The [Hole-in-the-Wall] is believed to have originated from the hole made in the wall of the debtors’ or other prison, through which the poor prisoners received the money, broken meat, or other donations of the charitably inclined. The old sign of the Hole-in-the-Wall (see our [illustrations]) shows such an opening in a square piece of brickwork. Generally, it is believed to refer to some snug corner, perhaps near the town walls; but at the old public-house in Chancery Lane the legend is as we have given it. Hard by, in Cursitor Street, prisoners for debt found a temporary lodging up to a very recent date.

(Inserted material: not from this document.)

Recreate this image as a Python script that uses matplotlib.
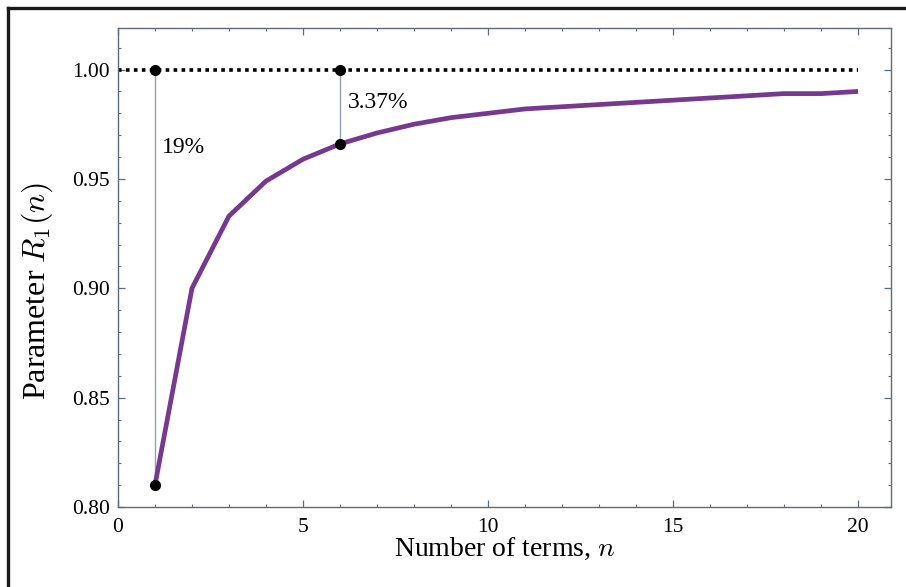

Trades tokens are extant of this house, which, about 1820, was kept by Jack Randall, alias Nonpareil, a famous member of the P.R.; on one occasion some verses were made containing the following lines:—

“Then blame me not, swells, kids, or lads of the fancy,
For opening a lush crib in Chancery Lane,
An appropriate spot ’tis, you doubtless all can see,
Since heads I’ve oft placed there, and let out again.”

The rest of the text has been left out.